There are at least a couple more of these analogical creations. An early one is ME welthe ‘the condition of being happy or prosperous; riches, affluence’, the source of our wealth; it seems to have been formed in the later 1200s from ME wēle ‘worldly wealth; prosperity, good fortune; the common good’ (whence our weal), probably by analogy with health. A very early and very interesting one is ME slauþe, slouthe ‘indolence, slothfulness’, whence our sloth. Old English had an adjective sláw ‘sluggish, torpid; lazy; obtuse, dull’ and a matching noun slǽwþ ‘sloth, laziness’ that appear to go back to a PGmc pair *slaiwaz and *slaiwiþō. These became ME slāw, slōw ‘slothful, lazy’ (whence our slow) and early ME sleuthe ‘sloth, laziness’. By the mid-1100s, however, the latter was already starting to be replaced by ME slauþe, slouthe, which was formed directly from ME slāw, slōw.
I’ll finish this off with an oddball example that is not at all obvious and illustrates just how complicated this subject can be.

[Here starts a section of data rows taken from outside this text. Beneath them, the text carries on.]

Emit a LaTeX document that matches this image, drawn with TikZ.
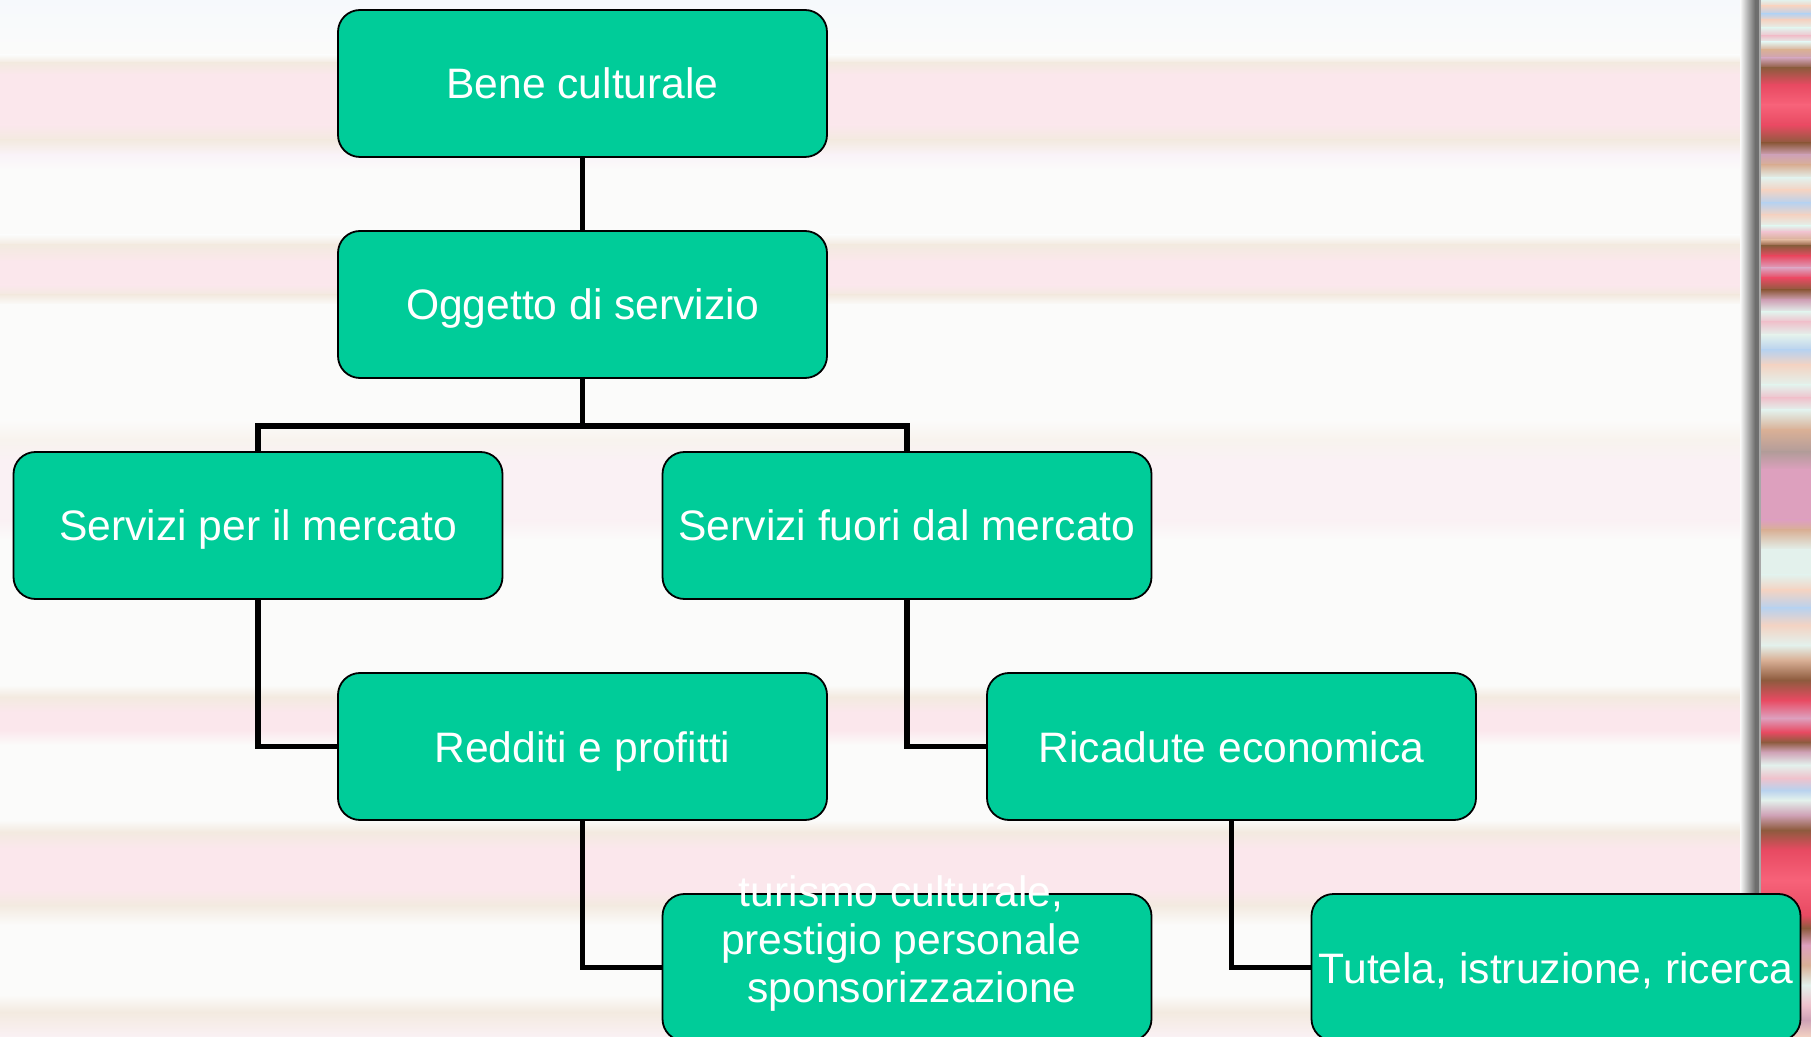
\documentclass[tikz,border=0pt]{standalone}
\usepackage{fontspec}
\setmainfont{Liberation Sans}
\usetikzlibrary{positioning}

\definecolor{boxgreen}{RGB}{0,204,153}
\definecolor{bgW}{RGB}{251,251,250}
\definecolor{bgB}{RGB}{246,249,252}
\definecolor{bgP}{RGB}{251,231,236}
\definecolor{bgC}{RGB}{243,234,224}
\definecolor{bgL}{RGB}{250,243,248}
\definecolor{bgPL}{RGB}{250,241,244}
\definecolor{bgC2}{RGB}{248,243,238}
\definecolor{rsMint}{RGB}{227,241,236}
\definecolor{rsPeach}{RGB}{243,211,195}
\definecolor{rsBlue}{RGB}{185,210,238}
\definecolor{rsPink}{RGB}{239,194,204}
\definecolor{rsTan}{RGB}{217,176,150}
\definecolor{rsMauve}{RGB}{207,162,182}
\definecolor{rsBrown}{RGB}{142,91,62}
\definecolor{rsRed}{RGB}{232,74,98}
\definecolor{rsRose}{RGB}{247,98,121}
\definecolor{rsPinkM}{RGB}{221,160,190}
\definecolor{rsGray}{RGB}{179,156,154}
\definecolor{barGray}{RGB}{110,110,110}

\begin{document}
\begin{tikzpicture}[x=0.5pt, y=-0.5pt, on grid, node distance=110.5pt and 162.25pt,
    box/.style={draw=black, line width=0.9pt, fill=boxgreen, rounded corners=11pt,
      minimum width=244.5pt, minimum height=73.5pt, inner sep=2pt,
      text height=15.5pt, text depth=0pt,
      text=white, font=\fontsize{21.3}{24}\selectfont},
    boxtext/.style={text=white, inner sep=0pt, align=center, font=\fontsize{21.3}{24}\selectfont},
    link/.style={line width=2.8pt}]
    \useasboundingbox (0,0) rectangle (1811,1037);
    \foreach \y/\c [remember=\y as \yp (initially 0), remember=\c as \cp (initially bgB)] in
      {55/bgW, 63/bgC, 75/bgP, 125/bgP, 140/bgC, 155/bgL, 170/bgW, 235/bgW, 245/bgC,
       262/bgP, 285/bgP, 295/bgC, 305/bgW, 420/bgW, 440/bgC2, 460/bgPL, 520/bgPL,
       540/bgW, 685/bgW, 697/bgC, 712/bgP, 730/bgP, 745/bgW, 820/bgW, 832/bgC,
       848/bgP, 890/bgP, 905/bgC, 925/bgW, 995/bgW, 1012/bgC, 1037/bgPL}
      \shade[top color=\cp, bottom color=\c] (0,\yp) rectangle (1742,\y);
    \foreach \y/\c [remember=\y as \yp (initially 0), remember=\c as \cp (initially rsMint)] in
      {6/rsPeach, 14/rsBlue, 20/rsPeach, 28/rsMint, 36/rsPink, 42/rsMint, 50/rsTan,
       58/rsMauve, 68/rsBrown, 85/rsRed, 105/rsRose, 125/rsRed, 143/rsBrown, 155/rsMauve,
       165/rsTan, 178/rsMint, 190/rsPeach, 203/rsBlue, 215/rsPeach, 226/rsMint, 232/rsPink,
       240/rsTan, 246/rsBrown, 256/rsRed, 268/rsPinkM, 278/rsRed, 290/rsBrown, 300/rsMauve,
       312/rsMint, 322/rsPink, 335/rsMint, 350/rsBlue, 365/rsPeach, 385/rsMint, 398/rsPink,
       410/rsMint, 430/rsTan, 452/rsGray, 470/rsPinkM, 520/rsPinkM, 530/rsTan, 550/rsMint,
       575/rsMint, 590/rsPeach, 608/rsBlue, 625/rsPeach, 645/rsMint, 660/rsTan, 680/rsBrown,
       700/rsRed, 718/rsPinkM, 732/rsRed, 742/rsBrown, 752/rsMauve, 765/rsMint, 778/rsPink,
       790/rsBlue, 800/rsMint, 815/rsMauve, 830/rsBrown, 850/rsRed, 880/rsRose, 915/rsRed,
       928/rsBrown, 945/rsPinkM, 965/rsTan, 985/rsMint, 1005/rsPink, 1020/rsMauve, 1037/rsPeach}
      \shade[top color=\cp, bottom color=\c] (1761,\yp) rectangle (1811,\y);
    \shade[left color=bgW, right color=barGray] (1740,0) rectangle (1755,1037);
    \fill[barGray] (1755,0) rectangle (1759,1037);
    \fill[barGray!60] (1759,0) rectangle (1761,1037);

    \node[box] (bene) at (582.5,83.5) {Bene culturale};
    \node[box] (oggetto) [below=of bene] {Oggetto di servizio};
    \node[box] (mercato) [below left=of oggetto] {Servizi per il mercato};
    \node[box] (fuori) [below right=of oggetto] {Servizi fuori dal mercato};
    \node[box] (redditi) [below right=of mercato] {Redditi e profitti};
    \node[box] (ricadute) [below right=of fuori] {Ricadute economica};
    \node[box] (turismo) [below right=of redditi] {};
    \node[box] (tutela) [below right=of ricadute] {Tutela, istruzione, ricerca};
    \node[boxtext] (turismotext) at ([xshift=-3pt,yshift=12.25pt]turismo.center)
      {turismo culturale,\\ prestigio personale\\ \hspace*{11pt}sponsorizzazione};

    \coordinate[above=12.5pt of mercato.north] (bar);
    \draw[link] (bene) -- (oggetto);
    \draw[link] (oggetto.south) -- (oggetto.south |- bar);
    \draw[link] (mercato.north) -- (bar) -| (fuori.north);
    \draw[link] (mercato.south) |- (redditi.west);
    \draw[link] (fuori.south) |- (ricadute.west);
    \draw[link] (redditi.south) |- (turismo.west);
    \draw[link] (ricadute.south) |- (tutela.west);
\end{tikzpicture}
\end{document}
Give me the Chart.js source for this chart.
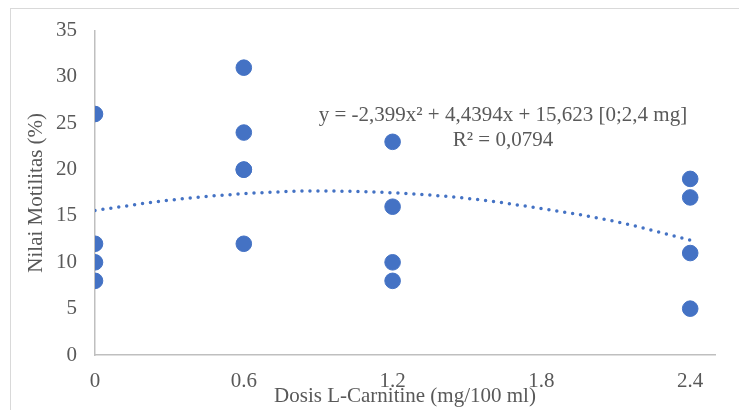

The pair is sly and sleight (as in sleight of hand), which go back to ME sleigh ‘wise prudent; clever, ingenious; skilful, expert; crafty, cunning, deceitful’ and sleight ‘wisdom, prudence; cleverness, ingenuity; skill, expertness; strategy, planning; a clever stratagem, a trick’. These are borrowed from Old Norse slœgr ‘sly, cunning, crafty’ and slœgð ‘slyness, cunning’, which in turn are descended from Proto-Norse *slōgjaz and *slōgiþō, respectively. On the face of it this is an example of the PGmc suffixal formation, albeit one inherited in Old Norse rather than in Old English. However, there appears to be no evidence for it in any other Germanic language, and both words are probably very early North Germanic innovations. If so, the adjective was probably derived from the past tense stem slóg- of the verb slá ‘to strike’ and may originally have meant something like ‘able to strike’, and the noun was formed by addition of the suffix inherited from PGmc, which apparently was still productive. (The OE cognate of the verb was sléan ‘to strike, to beat; to kill by violence’, whence our verb slay.)